Getting rid of the iPhone 7 Plus would also be costly because I’d still be responsible for paying it off with my carrier. Though I suppose I could do that and sell it somewhere and take some loss. Would that be stupid though? Should I just live with it for two years and then gradually just move away from Apple rather than doing something rash I might regret?
But the iPhone 7 Plus is not as advertised, and I feel that is wrong.
Should practicality take priority over principle though?
Here’s the email I just sent to Cook:
Dear Mr. Cook,
As a last resort I’m writing to you, but I despair that Apple simply doesn’t care to help in this case.
A week ago Saturday I decided to “upgrade” my iPhone 6 Plus to an iPhone 7 Plus.
At https://www.apple.com/iphone-7/ it says, in addition to the new phone being 25% brighter, that, “…what you see will be noticeably more brilliant and vibrant. Because we all deserve a bit more brightness in our day.”
I would like that, but it’s not true.
While the iPhone 7 Plus seems to work well in all other respects, the display is important. I’m not saying the iPhone 7 Plus display is bad, per se. But as soon as I took it out of the box on Saturday it was obvious that it was dimmer than my iPhone 6 Plus, even before comparing it side-by-side.

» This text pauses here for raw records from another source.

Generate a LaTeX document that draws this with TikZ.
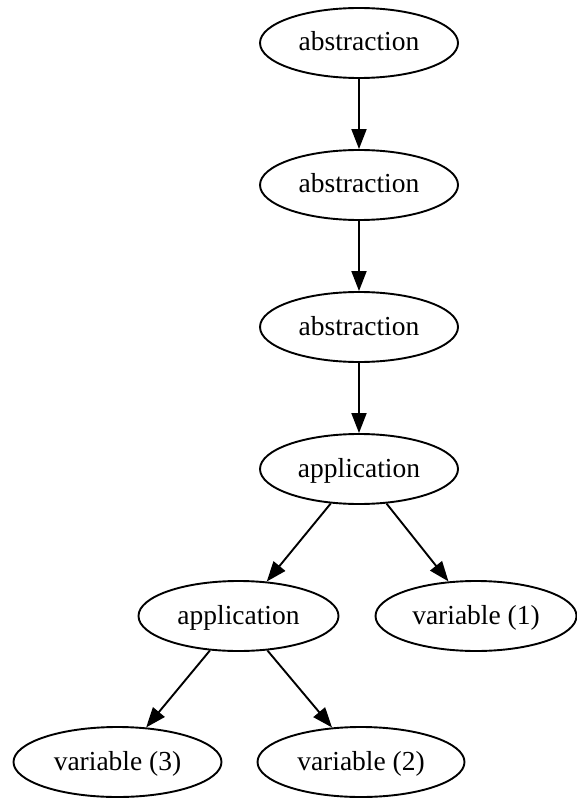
\documentclass[tikz,border=0pt]{standalone}
\usepackage{fontspec}
\setmainfont{Liberation Serif}
\usetikzlibrary{shapes.geometric,arrows.meta}
\begin{document}
\begin{tikzpicture}[x=1pt,y=-1pt,
  gnode/.style={ellipse,draw,line width=1.9pt,inner sep=0pt,minimum height=70pt,
    text height=21pt,text depth=5pt,
    font=\fontsize{27.5pt}{33pt}\selectfont},
  edge/.style={line width=1.9pt,-{Triangle[length=20pt,width=15pt]}}]
\useasboundingbox (0,0) rectangle (577,799);
\node[gnode,minimum width=198pt] (a1) at (359,43) {abstraction};
\node[gnode,minimum width=198pt] (a2) at (359,185) {abstraction};
\node[gnode,minimum width=198pt] (a3) at (359,327) {abstraction};
\node[gnode,minimum width=198pt] (p1) at (359,469) {application};
\node[gnode,minimum width=200pt] (p2) at (238.5,616) {application};
\node[gnode,minimum width=201pt] (v1) at (476,616) {variable (1)};
\node[gnode,minimum width=208pt] (v3) at (117.5,762) {variable (3)};
\node[gnode,minimum width=207pt] (v2) at (361,762) {variable (2)};
\draw[edge] (a1) -- (a2);
\draw[edge] (a2) -- (a3);
\draw[edge] (a3) -- (p1);
\draw[edge] (p1) -- (p2);
\draw[edge] (p1) -- (v1);
\draw[edge] (p2) -- (v3);
\draw[edge] (p2) -- (v2);
\end{tikzpicture}
\end{document}
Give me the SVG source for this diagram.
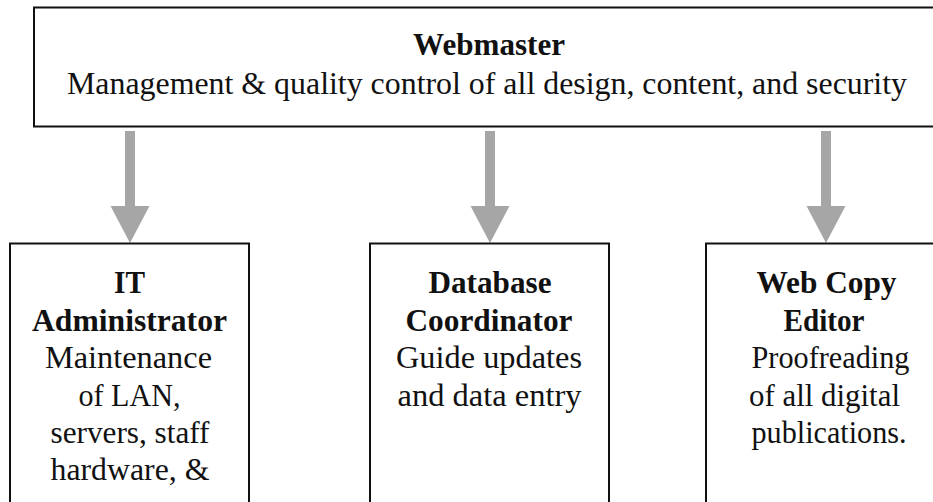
<svg xmlns="http://www.w3.org/2000/svg" width="933" height="502" viewBox="0 0 933 502">
<style>
.box{fill:#fff;stroke:#111;stroke-width:2}
.arrow{fill:#a6a6a6;stroke:none}
.t{font-size:31px;fill:#111;text-anchor:middle}
.b{font-weight:bold}
</style>
<rect width="933" height="502" fill="#fff"/>
<g id="connectors">
<polygon class="arrow" points="125,131 135,131 135,206 149.5,206 130,243 110.5,206 125,206"/>
<polygon class="arrow" points="485,131 495,131 495,206 509.5,206 490,243 470.5,206 485,206"/>
<polygon class="arrow" points="821,131 831,131 831,206 845.5,206 826,243 806.5,206 821,206"/>
</g>
<g font-family="'Liberation Serif', 'Times New Roman', serif">
<g id="webmaster">
<rect class="box" x="34" y="7.5" width="910" height="119"/>
<text class="t b" x="489" y="55" textLength="152" lengthAdjust="spacingAndGlyphs">Webmaster</text>
<text class="t" x="487" y="94" textLength="840" lengthAdjust="spacingAndGlyphs">Management &amp; quality control of all design, content, and security</text>
</g>
<g id="it-administrator">
<rect class="box" x="10" y="243.5" width="239" height="270"/>
<text class="t b" x="129.5" y="293" textLength="31" lengthAdjust="spacingAndGlyphs">IT</text>
<text class="t b" x="129.5" y="330.5" textLength="195" lengthAdjust="spacingAndGlyphs">Administrator</text>
<text class="t" x="128.5" y="368" textLength="167" lengthAdjust="spacingAndGlyphs">Maintenance</text>
<text class="t" x="129.5" y="405.5" textLength="102" lengthAdjust="spacingAndGlyphs">of LAN,</text>
<text class="t" x="130" y="443" textLength="159" lengthAdjust="spacingAndGlyphs">servers, staff</text>
<text class="t" x="130" y="480" textLength="159" lengthAdjust="spacingAndGlyphs">hardware, &amp;</text>
</g>
<g id="database-coordinator">
<rect class="box" x="370" y="243.5" width="239" height="270"/>
<text class="t b" x="490" y="293" textLength="123" lengthAdjust="spacingAndGlyphs">Database</text>
<text class="t b" x="489" y="330.5" textLength="167" lengthAdjust="spacingAndGlyphs">Coordinator</text>
<text class="t" x="489" y="368" textLength="186" lengthAdjust="spacingAndGlyphs">Guide updates</text>
<text class="t" x="489.5" y="405.5" textLength="184" lengthAdjust="spacingAndGlyphs">and data entry</text>
</g>
<g id="web-copy-editor">
<rect class="box" x="706" y="243.5" width="239" height="270"/>
<text class="t b" x="826.5" y="293" textLength="140" lengthAdjust="spacingAndGlyphs">Web Copy</text>
<text class="t b" x="824" y="330.5" textLength="81" lengthAdjust="spacingAndGlyphs">Editor</text>
<text class="t" x="830.5" y="368" textLength="158" lengthAdjust="spacingAndGlyphs">Proofreading</text>
<text class="t" x="824.5" y="405.5" textLength="151" lengthAdjust="spacingAndGlyphs">of all digital</text>
<text class="t" x="829" y="443" textLength="155" lengthAdjust="spacingAndGlyphs">publications.</text>
</g>
</g>
</svg>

Apple is advertising the iPhone 7 Plus as 25% brighter, and “noticeably more brilliant and vibrant” – but that is simply not true. And Apple refuses to assist me (you can refer to Case number 100064822147).
Attached are photos I sent in to “Michael” (firstname.lastname@example.org) who was handling my case, but won’t provide further assistance.
I took the photos with my iPad Air. I took 6 photos from different distances and angles. Brightness settings are the same. In fact all the settings are the same. Both are set at maximum brightness for these photos. No hue tinting or other display changes have been made on either phone.
The phone on the left is my iPhone 6 Plus, which I was using with KDDI AU until Saturday. The phone on the right is my new iPhone 7 plus, which uses the Softbank carrier to which I switched when I upgraded.
Everybody – the sales person, friends, and the technician at the service center I visited the day after purchase (Apple service center inside Bic Camera at Hachioji, Tokyo station) all agree that the iPhone 7 Plus is not not “25% brighter.” It is not “noticeably more brilliant and vibrant.” it is actually dimmer than the iPhone 6 Plus. And the whites are not as white.
We did try an exchange with a new iPhone 7 Plus at the service center last week, but both the technician and I agreed the exchange unit was even dimmer than the one I brought in. So we did not make the exchange. That made me wonder if this is a general problem with the new iPhone 7 Plus.
Just before, “Michael” called to tell me that’s “just the way they are.” This Michael person is trying to claim that the iPhone 7 Plus might not look brighter but it really is. That makes no sense at all. Your advertising says it is supposed to be “noticeably more brilliant and vibrant.” If you can’t see it how can be be “noticeably more brilliant and vibrant”? And Michael refuses to help and says there is nobody else at Apple I can talk to about it and it’s not Apple’s responsibility since I bought it from my carrier.
Obviously that is not acceptable. The carrier says it’s Apple’s responsibility. And I agree. You are advertising something that isn’t true.
I think even you will agree that the iPhone 6 Plus on the left is brighter, and the whites more white, than the iPhone 7 Plus on the right, which is clearly dimmer.
I hope you respond, and help, but I am despairing of Apple assisting. If the iPhone 7 Plus is not as advertised – and that seems to be the case – I want Apple’s assistance in reversing everything with the carrier, Softbank. Softbank won’t help; they say there are no returns allowed and that it is an Apple problem.
After all these decades of being a loyal Apple customer I can’t tell you how disappointed I am to be brushed off like this.
I suppose if Apple refuses to help the next stop would be the Japan consumer affairs agency. But I am hoping you intercede first.